Archeological research included a fine-grained recovery protocol that in addition to systematic screening involved the collection of 10-L bulk and scatter soil samples from every stratum and feature excavated (following procedures established by d’Alpoim Guedes and Spengler 2014; Lennstrom and Hastorf 1992). Flotation was carried out on a modified version of Watson’s (1976) SMAP machine. A sample of light fractions from formal features including hearths, floors, pits, middens, patios, and corral floors were selected for detailed macrobotanical analysis. During analysis, all samples were completely sorted using a stereoscopic light microscope with 10–40x magnification. Due to environmental conditions in the central Altiplano and the exposed nature of the sites, it is highly unlikely that uncarbonized plant remains would have preserved, so analysis was restricted to carbonized remains. Macrobotanical remains were sorted into different tissue categories (such as seeds, wood, wood and parenchyma [which is starchy plant storage tissue in the stem, root, leaf, and endosperm of a seed]) and identified to the most specific taxonomic level possible. To assess the relative importance of plants we use ubiquity, expressed as percentage presence of a taxon, proportion, as relative frequency of macrobotanical remains per flot sample, and density, expressed as specimens per liter of soil (Marston 2014; Miller 1988; Pearsall 2015). To illustrate the proportion of plant remains per flot sample, we graphed the results using the Rioja Package (Juggins 2019) in R (R Core Team 2020). Proportion and density sheds light on differences in plant use within Wankarani sites, whereas ubiquity is used to compare variation in plant use between Wankarani sites and Lake Titicaca Basin Formative sites because it reduces the impact of sample size, preservation, and recovery issues on quantification as compared to density (Miller 1988).

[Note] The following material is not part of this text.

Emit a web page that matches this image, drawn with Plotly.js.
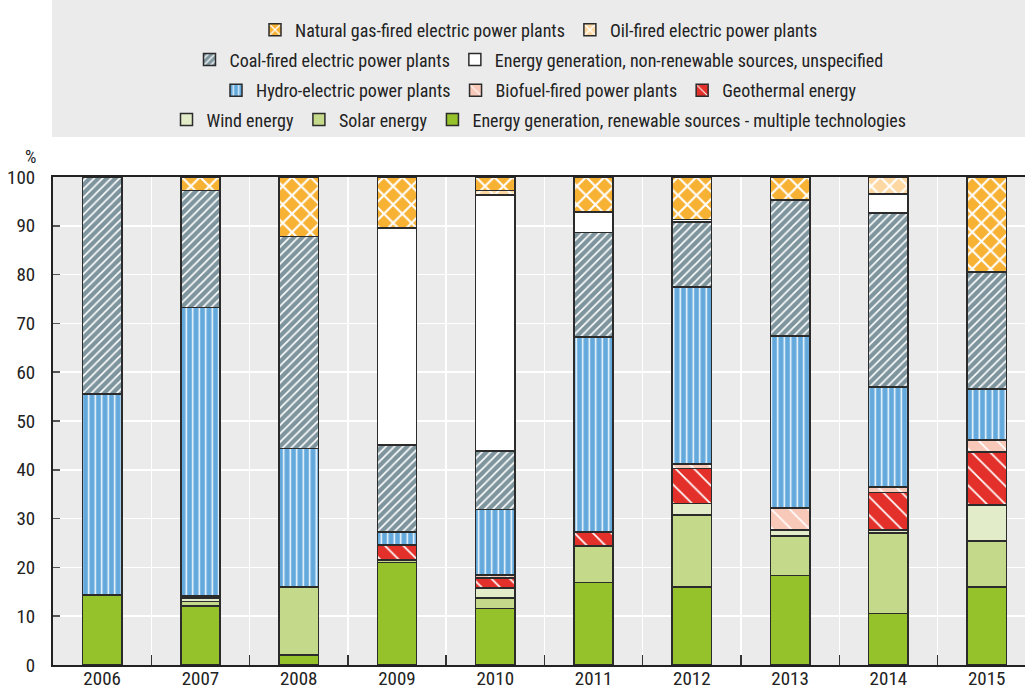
<!DOCTYPE html>
<html>
<head>
<meta charset="utf-8">
<script src="https://cdn.plot.ly/plotly-3.0.1.min.js"></script>
<style>
html,body{margin:0;padding:0;background:#fff;}
#chart{width:1025px;height:689px;}
</style>
</head>
<body>
<div id="chart"></div>
<script>
var years = ['2006','2007','2008','2009','2010','2011','2012','2013','2014','2015'];

var renewableMulti = [14.3, 12.1, 2.0, 21.0, 11.6, 16.9, 16.0, 18.3, 10.6, 16.0];
var solar          = [0, 0.9, 14.0, 0.5, 2.1, 7.5, 14.7, 8.1, 16.5, 9.4];
var wind           = [0, 0.7, 0, 0, 2.1, 0, 2.4, 1.3, 0.6, 7.4];
var geothermal     = [0, 0, 0, 3.1, 2.0, 2.9, 7.2, 0, 7.7, 10.8];
var biofuel        = [0, 0.4, 0, 0, 0.6, 0, 0.9, 4.5, 1.1, 2.5];
var hydro          = [41.2, 59.2, 28.4, 2.7, 13.5, 39.9, 36.3, 35.2, 20.5, 10.5];
var coal           = [44.5, 23.9, 43.4, 17.8, 12.0, 21.4, 13.3, 27.9, 35.6, 23.9];
var nonRenewable   = [0, 0, 0, 44.4, 52.4, 4.2, 0.5, 0, 3.9, 0];
var oil            = [0, 0, 0, 0, 0.9, 0, 0, 0, 3.5, 0];
var gas            = [0, 2.8, 12.2, 10.5, 2.8, 7.2, 8.7, 4.7, 0, 19.5];

var FONT = '"Liberation Sans Narrow", "Arial Narrow", "Roboto Condensed", Roboto, sans-serif';
var LINE = {color: '#2b2b2b', width: 1.5};

function bar(name, vals, color, legend, pattern) {
  var m = {color: color, line: LINE};
  if (pattern) {
    m.pattern = Object.assign({fgcolor: '#ffffff', bgcolor: color, fillmode: 'replace'}, pattern);
  }
  return {type: 'bar', name: name, x: years, y: vals, width: 0.4, marker: m,
          legend: legend, hoverinfo: 'name+y'};
}

var traces = [
  bar('Energy generation, renewable sources - multiple technologies', renewableMulti, '#95c12b', 'legend4'),
  bar('Solar energy', solar, '#c5d98a', 'legend4'),
  bar('Wind energy', wind, '#e2ecc8', 'legend4'),
  bar('Geothermal energy', geothermal, '#e3302a', 'legend3', {shape: '\\', size: 13, solidity: 0.13}),
  bar('Biofuel-fired power plants', biofuel, '#f8c8b8', 'legend3', {shape: '\\', size: 13, solidity: 0.13}),
  bar('Hydro-electric power plants', hydro, '#64a9dc', 'legend3', {shape: '|', size: 6.5, solidity: 0.22}),
  bar('Coal-fired electric power plants', coal, '#7f959e', 'legend2', {shape: '/', size: 6, solidity: 0.26}),
  bar('Energy generation, non-renewable sources, unspecified', nonRenewable, '#ffffff', 'legend2'),
  bar('Oil-fired electric power plants', oil, '#fdd8a3', 'legend', {shape: 'x', size: 13, solidity: 0.3}),
  bar('Natural gas-fired electric power plants', gas, '#f7b133', 'legend', {shape: 'x', size: 13, solidity: 0.3})
];

function leg(y, order) {
  return {orientation: 'h', x: 0.5, xanchor: 'center', y: y, yanchor: 'middle',
          bgcolor: 'rgba(0,0,0,0)', borderwidth: 0, traceorder: order,
          font: {family: FONT, size: 18, color: '#222'}};
}

var layout = {
  width: 1025, height: 689,
  margin: {l: 53, r: 0, t: 177, b: 24, pad: 0},
  paper_bgcolor: '#ffffff',
  plot_bgcolor: '#ebebeb',
  barmode: 'stack',
  font: {family: FONT, size: 19, color: '#222'},
  showlegend: true,
  legend: leg(1.301, 'reversed'),
  legend2: leg(1.240, 'normal'),
  legend3: leg(1.177, 'reversed'),
  legend4: leg(1.117, 'reversed'),
  xaxis: {
    type: 'category', range: [-0.5, 9.39],
    tickson: 'boundaries', ticks: 'inside', ticklen: 10, tickwidth: 1.5, tickcolor: '#333',
    showgrid: true, gridcolor: '#ffffff', gridwidth: 1.5,
    showline: true, linecolor: '#222', linewidth: 2, mirror: true,
    ticklabelstandoff: -5,
    tickfont: {family: FONT, size: 19, color: '#222'}
  },
  yaxis: {
    range: [0, 100], dtick: 10, tick0: 0,
    ticks: 'inside', ticklen: 7, tickwidth: 1.5, tickcolor: '#555',
    showgrid: true, gridcolor: '#ffffff', gridwidth: 1.5, zeroline: false,
    showline: true, linecolor: '#222', linewidth: 2,
    ticklabelstandoff: 12,
    tickfont: {family: FONT, size: 19, color: '#222'}
  },
  shapes: [{
    type: 'rect', xref: 'paper', yref: 'paper', layer: 'below',
    x0: -0.001, x1: 1.01, y0: (665 - 137) / 488, y1: 665 / 488 + 0.01,
    fillcolor: '#ebebeb', line: {width: 0}
  }],
  annotations: [{
    text: '%', xref: 'paper', yref: 'paper', x: -0.015, y: 1.041,
    xanchor: 'right', yanchor: 'middle', showarrow: false,
    font: {family: FONT, size: 18, color: '#222'}
  }]
};

Plotly.newPlot('chart', traces, layout, {displayModeBar: false, staticPlot: true});
</script>
</body>
</html>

Macrobotanical remains were further grouped into categories based on known uses that reflect how the plant remains were likely included in the archeological assemblage. The first group includes plant remains that were crops and consumed by humans including cooking accidents and refuse from domestic consumption. This group includes seeds of domesticated species such as quinoa and kañawa as well as tuber parenchyma. To differentiate among domesticated and wild chenopod seeds, Langlie collected data on seed diameter, testa texture, and relative testa thickness of a sample of these seeds using an ocular micrometer in a light microscope under magnification of 10–40x.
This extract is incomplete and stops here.